Of course, it has its shortcomings too. For one thing, such huge corpora don’t exist between all languages. This can be partially resolved the way Google does it: if there’s no corpus of, say, Belorussian to Arabic, first translate to English and then to Arabic. But with every step you lose a little more accuracy and flatten more nuances.

And the corpora you do have will be specialized (the UN mostly talks about politics), and some terms will be better represented than others. Consider the phrase “Japanese prisoner of war camp”. Is it (a) a Japanese camp for prisoners of war or (b) a camp for Japanese prisoners of war? It’s only through seeing it translated in our corpora that we can guess. Google Translate’s attempt to render it in French is “Camp japonais de prisonniers de guerre”, which is meaning (a). But try “Russian prisoner of war camp”, no doubt much less frequent, and it yields “Prisonnier russe du camp de la guerre”, which means neither (a) nor (b) but the unlikely “Russian prisoner of the war camp”.

And sometimes the sheer weight of how frequently a phrase is used overrides what the phrase actually means. Google Translate turns the English “I write for fun, and I believe I always will” into the French “J’écris pour le plaisir, et je crois que je t’aimerai toujours”. That is, “I believe I will always love you”. What?! you say. Where did “love you” come from?! Simple. In French you can’t omit the verb there after “will”, so it has to be supplied by context. All the machine knows is that the phrase “I believe I always will” is mostly used in this context. Therefore, the probability that this is the right translation is very high.

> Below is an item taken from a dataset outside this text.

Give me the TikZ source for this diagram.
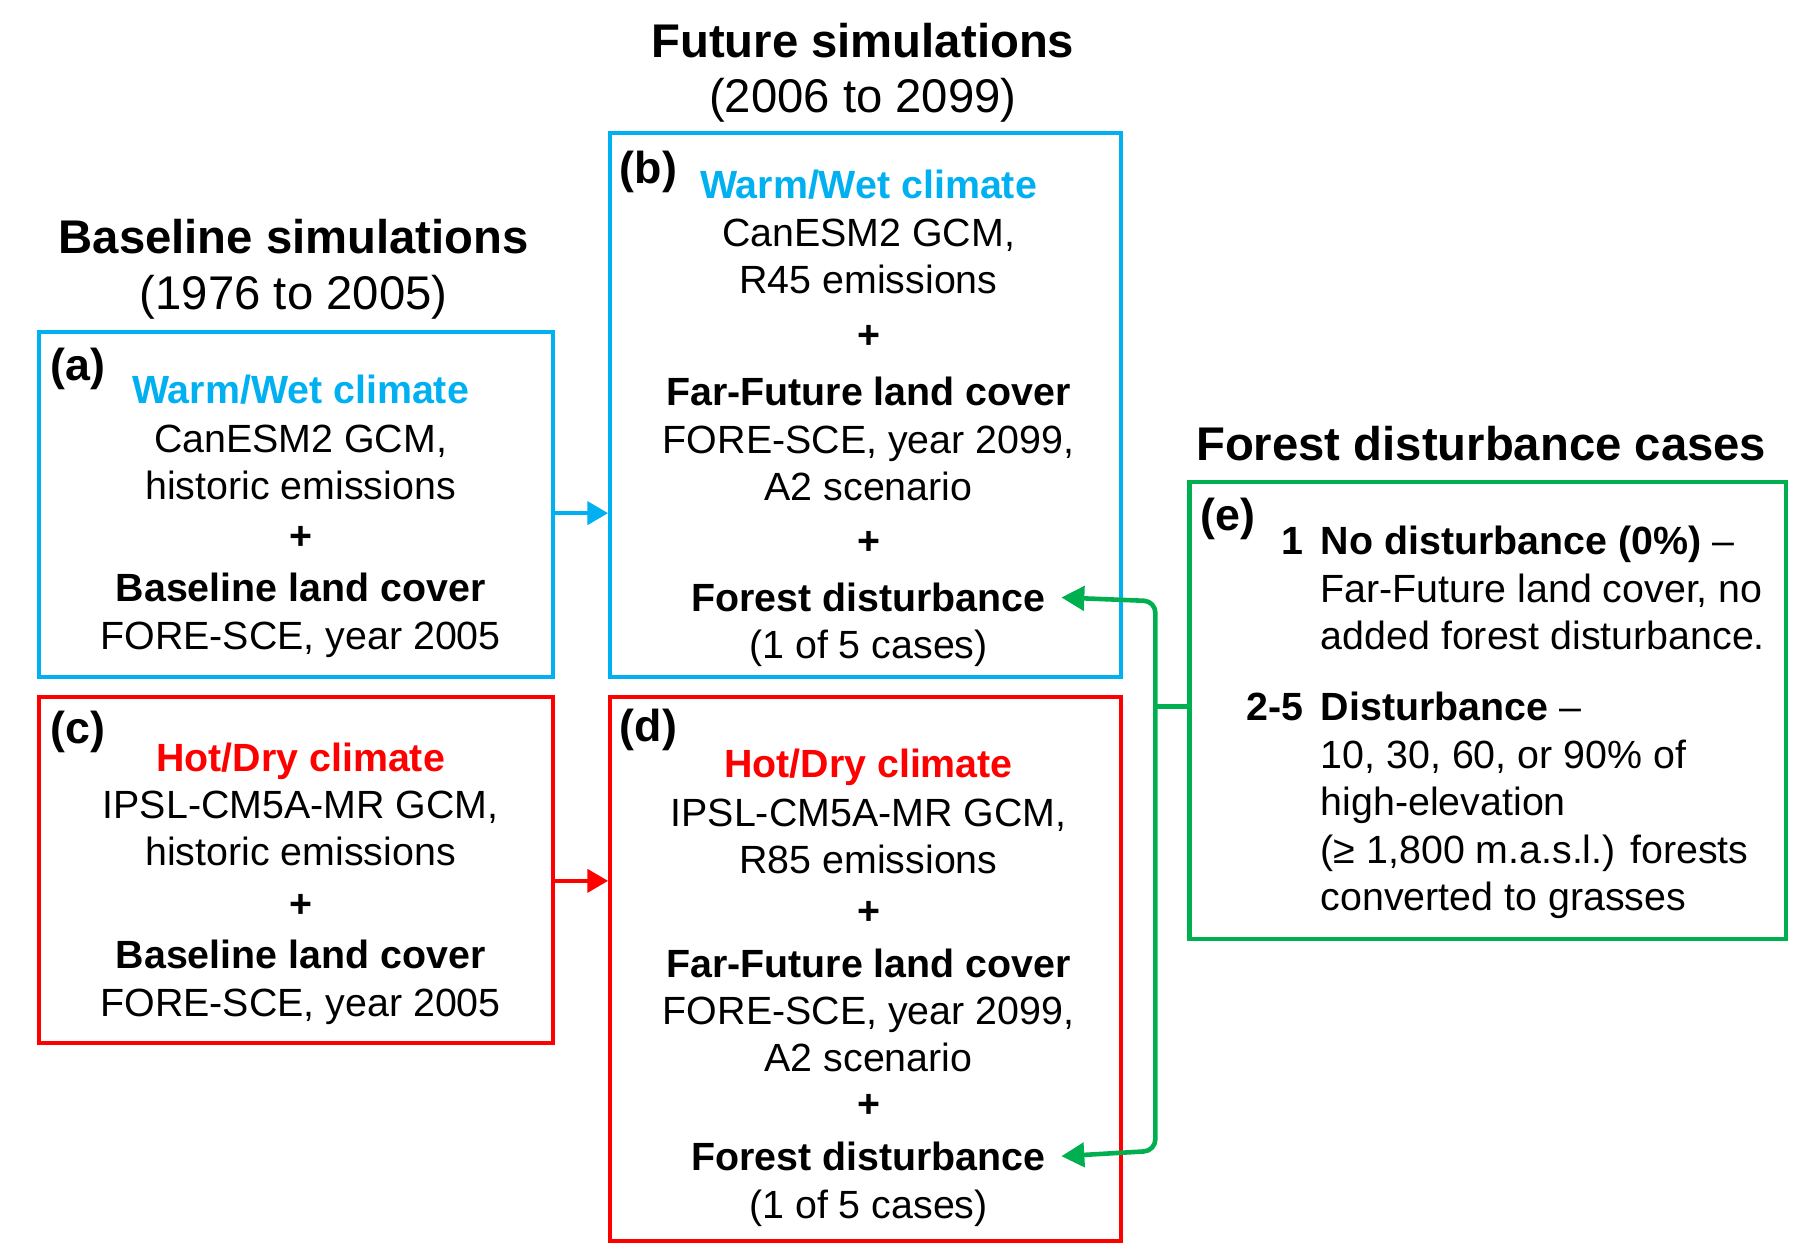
\documentclass[tikz,border=0pt]{standalone}
\usepackage{fontspec}
\setmainfont{Liberation Sans}
\usetikzlibrary{arrows.meta}
\definecolor{cblue}{RGB}{0,176,240}
\definecolor{cred}{RGB}{255,0,0}
\definecolor{cgreen}{RGB}{0,176,80}
\begin{document}
\begin{tikzpicture}[x=1bp,y=-1bp,
  txt/.style={anchor=base,inner sep=0pt,font=\fontsize{34.3bp}{41bp}\selectfont},
  txtl/.style={txt,anchor=base west},
  txtr/.style={txt,anchor=base east},
  ttl/.style={anchor=base,inner sep=0pt,font=\fontsize{41.2bp}{49bp}\selectfont},
  lbl/.style={anchor=base west,inner sep=0pt,font=\fontsize{39bp}{46bp}\selectfont\bfseries},
  bx/.style={draw=#1,line width=3.5bp,inner sep=0pt,rectangle,anchor=north west},
  barrow/.style={draw=#1,line width=3.5bp,-{Triangle[length=18bp,width=20bp]}},
  gline/.style={draw=cgreen,line width=4bp},
  garrow/.style={gline,-{Triangle[length=20bp,width=21bp]}}]
\useasboundingbox (0,0) rectangle (1568,1094.7);

% titles
\node[ttl] (t1) at (752,50) {\bfseries Future simulations};
\node[ttl] (t2) at (752,98) {(2006 to 2099)};
\node[ttl] (t3) at (256,221) {\bfseries Baseline simulations};
\node[ttl] (t4) at (256,270) {(1976 to 2005)};
\node[ttl] (t5) at (1291,401) {\bfseries Forest disturbance cases};

% boxes
\node[bx=cblue,minimum width=448bp,minimum height=300bp] (a) at (32,288) {};
\node[bx=cblue,minimum width=445.5bp,minimum height=474bp] (b) at (530,114) {};
\node[bx=cred,minimum width=448bp,minimum height=301bp] (c) at (32,606) {};
\node[bx=cred,minimum width=445.5bp,minimum height=474bp] (d) at (530,606) {};
\node[bx=cgreen,minimum width=520bp,minimum height=399bp] (e) at (1035,418) {};

% box a
\node[lbl] (la) at (44,332) {(a)};
\node[txt] (a1) at (262,352) {\bfseries\color{cblue}Warm/Wet climate};
\node[txt] (a2) at (262,394) {CanESM2 GCM,};
\node[txt] (a3) at (262,435) {historic emissions};
\node[txt] (a4) at (262,479) {\bfseries +};
\node[txt] (a5) at (262,524) {\bfseries Baseline land cover};
\node[txt] (a6) at (262,566) {FORE-SCE, year 2005};

% box c
\node[lbl] (lc) at (44,648) {(c)};
\node[txt] (c1) at (262,672) {\bfseries\color{cred}Hot/Dry climate};
\node[txt] (c2) at (262,713) {IPSL-CM5A-MR GCM,};
\node[txt] (c3) at (262,754) {historic emissions};
\node[txt] (c4) at (262,800) {\bfseries +};
\node[txt] (c5) at (262,844) {\bfseries Baseline land cover};
\node[txt] (c6) at (262,886) {FORE-SCE, year 2005};

% box b
\node[lbl] (lb) at (540,160) {(b)};
\node[txt] (b1) at (757,173) {\bfseries\color{cblue}Warm/Wet climate};
\node[txt] (b2) at (757,215) {CanESM2 GCM,};
\node[txt] (b3) at (757,256) {R45 emissions};
\node[txt] (b4) at (757,304) {\bfseries +};
\node[txt] (b5) at (757,353) {\bfseries Far-Future land cover};
\node[txt] (b6) at (757,395) {FORE-SCE, year 2099,};
\node[txt] (b7) at (757,436) {A2 scenario};
\node[txt] (b8) at (757,483) {\bfseries +};
\node[txt] (b9) at (757,533) {\bfseries Forest disturbance};
\node[txt] (b10) at (757,574) {(1 of 5 cases)};

% box d
\node[lbl] (ld) at (540,646) {(d)};
\node[txt] (d1) at (757,678) {\bfseries\color{cred}Hot/Dry climate};
\node[txt] (d2) at (757,720) {IPSL-CM5A-MR GCM,};
\node[txt] (d3) at (757,761) {R85 emissions};
\node[txt] (d4) at (757,806) {\bfseries +};
\node[txt] (d5) at (757,852) {\bfseries Far-Future land cover};
\node[txt] (d6) at (757,893) {FORE-SCE, year 2099,};
\node[txt] (d7) at (757,934) {A2 scenario};
\node[txt] (d8) at (757,974) {\bfseries +};
\node[txt] (d9) at (757,1020) {\bfseries Forest disturbance};
\node[txt] (d10) at (757,1062) {(1 of 5 cases)};

% box e
\node[lbl] (le) at (1046,462) {(e)};
\node[txtr] (en1) at (1136,483) {\bfseries 1};
\node[txtl] (e1) at (1151,483) {{\bfseries No disturbance (0\%)} –};
\node[txtl] (e2) at (1151,525) {Far-Future land cover, no};
\node[txtl] (e3) at (1151,566) {added forest disturbance.};
\node[txtr] (en2) at (1136,628) {\bfseries 2-5};
\node[txtl] (e4) at (1151,628) {{\bfseries Disturbance} –};
\node[txtl] (e5) at (1151,670) {10, 30, 60, or 90\% of};
\node[txtl] (e6) at (1151,711) {high-elevation};
\node[txtl] (e7) at (1151,753) {(≥ 1,800 m.a.s.l.) forests};
\node[txtl] (e8) at (1151,794) {converted to grasses};

% connectors
\draw[barrow=cblue] ([yshift=-7.5bp]a.east) -- ([yshift=-7.5bp]a.east -| b.west);
\draw[barrow=cred] ([yshift=-9.5bp]c.east) -- ([yshift=-9.5bp]c.east -| d.west);
\coordinate (gj) at (1007,616);
\draw[gline] (gj) -- (gj -| e.west);
\draw[garrow,rounded corners=10bp] (gj) -- (1007,524) -- ([xshift=13.5bp]b9.east);
\draw[garrow,rounded corners=10bp] (gj) -- (1007,1003) -- ([xshift=13.5bp]d9.east);
\end{tikzpicture}
\end{document}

The way rule-based translation understands what it’s doing as it goes word by word through the phrase seems kind of better now, don’t it?

Of course, there are many more fascinating problems with both approaches, and many more variations of both approaches, that I’d love to talk about. Some people even propose that automatic translation is impossible in principle: Can machines ever properly choose between truly ambigious meanings? Does everything in every language have a guaranteed equivalent in every other language? (Puzzle over that for a while next time you’re bored.) The best summary is that no approach so far quite captures how humans translate.

And for those of you who were hoping I’d argue that you should indeed use Google Translate for your French composition—sorry, but the verdict is still no. That is, unless you want to accidentally tell your prof that you’ll always love him.